Jaqui: My issue with GNOME
isn’t libsmbclient,
it is libsmb,
which is the server stack and absolutely required for GNOME.

Jeff Waugh: There is no such thing as libsmb, and again, whatever you’re
referring to is not the Samba daemons, which for Debian and Ubuntu
are in the Samba package. You do not
need to have any of the Samba daemons running to use CIFS/SMB services via the
GNOME file manager or through its vfs features.

Jaqui: That is the issue, why is it a requirement instead of a
recommended package? If it’s required, the system will not function without it;
that means that the help system runs it — that means the desktop runs it.

Jeff Waugh: No, that is not the case. I will give you an example. We ship
a program called nautilus-sendto, which provides a very cute little file-sending
feature for our file manager. It interoperates with Evolution, GAIM, and Bluetooth
devices, so you can send files by email, IM or to your phone. It uses the Bluetooth
libraries to do so.

If you removed the Bluetooth libs, nautilus-sendto
would also be removed. That is how things work. The only time those Bluetooth
libraries are used or loaded into memory is when the nautilus-sendto program is invoked.
However, there are also the very low level Bluetooth support daemons, which are
run at bootup if you have any Bluetooth hardware on
your system. So, in the case where you do not have Bluetooth hardware, no
“resources” (really, RAM) are used to provide these features.

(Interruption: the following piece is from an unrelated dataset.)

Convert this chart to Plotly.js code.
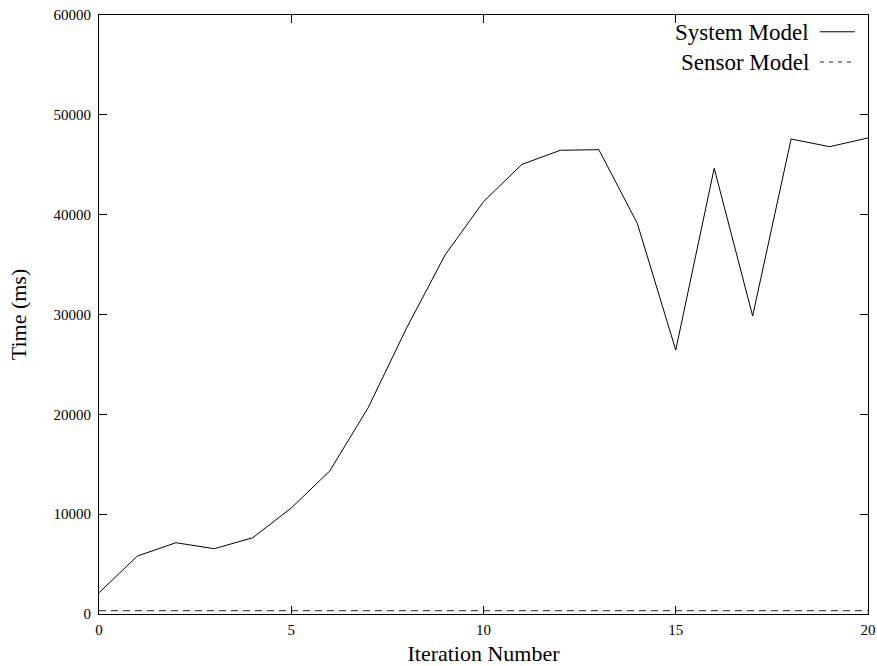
<!DOCTYPE html>
<html>
<head>
<meta charset="utf-8">
<script src="https://cdn.plot.ly/plotly-3.0.1.min.js"></script>
<style>html,body{margin:0;padding:0;background:#fff;}#chart{width:877px;height:666px;}</style>
</head>
<body>
<div id="chart"></div>
<script>
const iterations = [0,1,2,3,4,5,6,7,8,9,10,11,12,13,14,15,16,17,18,19,20];
const systemModel = [2130,5810,7140,6540,7640,10620,14320,20660,28650,35960,41300,45040,46450,46510,39130,26440,44650,29850,47580,46810,47680];
const sensorModel = [330,330,330,330,330,330,330,330,330,330,330,330,330,330,330,330,330,330,330,330,330];
const seriesNames = ["System Model","Sensor Model"];
const xTicks = [0,5,10,15,20];
const yTicks = [0,10000,20000,30000,40000,50000,60000];

const serif = "Liberation Serif, Times New Roman, serif";
const traces = [
  {x: iterations, y: systemModel, name: seriesNames[0], type: "scatter", mode: "lines",
   line: {color: "#000", width: 1}, showlegend: false},
  {x: iterations, y: sensorModel, name: seriesNames[1], type: "scatter", mode: "lines",
   line: {color: "#222", width: 1, dash: "7px,5px"}, showlegend: false}
];

const axisCommon = {
  showline: true, linecolor: "#000", linewidth: 1, mirror: "ticks",
  ticks: "inside", ticklen: 8, tickwidth: 1, tickcolor: "#000",
  showgrid: false, zeroline: false,
  tickfont: {family: serif, size: 15, color: "#000"}
};

const layout = {
  width: 877, height: 666,
  margin: {l: 99, r: 9, t: 15, b: 52},
  paper_bgcolor: "#fff", plot_bgcolor: "#fff",
  xaxis: Object.assign({}, axisCommon, {
    range: [0, 20], tickvals: xTicks, ticktext: xTicks.map(String),
    ticklabelstandoff: 2,
    title: {text: "Iteration Number", font: {family: serif, size: 22, color: "#000"}, standoff: 8}
  }),
  yaxis: Object.assign({}, axisCommon, {
    range: [0, 60000], tickvals: yTicks, ticktext: yTicks.map(String),
    ticklabelstandoff: 4,
    title: {text: "Time (ms)", font: {family: serif, size: 22, color: "#000"}, standoff: 20}
  }),
  annotations: [
    {xref: "paper", yref: "paper", x: 0.926, y: 0.970, xanchor: "right", yanchor: "middle",
     text: seriesNames[0], showarrow: false, font: {family: serif, size: 23, color: "#000"}},
    {xref: "paper", yref: "paper", x: 0.926, y: 0.9215, xanchor: "right", yanchor: "middle",
     text: seriesNames[1], showarrow: false, font: {family: serif, size: 23, color: "#000"}}
  ],
  shapes: [
    {type: "line", xref: "paper", yref: "paper", x0: 0.9376, x1: 0.983, y0: 0.972, y1: 0.972,
     line: {color: "#000", width: 1}},
    {type: "line", xref: "paper", yref: "paper", x0: 0.9376, x1: 0.983, y0: 0.9215, y1: 0.9215,
     line: {color: "#222", width: 1, dash: "4px,5px"}}
  ]
};

Plotly.newPlot("chart", traces, layout, {staticPlot: true, displayModeBar: false});
</script>
</body>
</html>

There are lots of things we include in Ubuntu
that are requirements of the software we ship, but are not always running.

Jaqui: That means that, since Ubuntu uses GNOME,
there are three active networking stacks: the kernel level stack for most
network cards, the libsmb
stack, and the bluez-utils
stack for the GUI.

Jeff Waugh: This is hard to answer, because you are conflating things
that are not at all related. The three examples you mention above are not in
the same category of software, so you can’t say that having all three is
wasteful or unnecessary. They all provide vastly different functionality, and
are all installed by default for very good reasons — notably, hardware support
out of the box, and interoperability.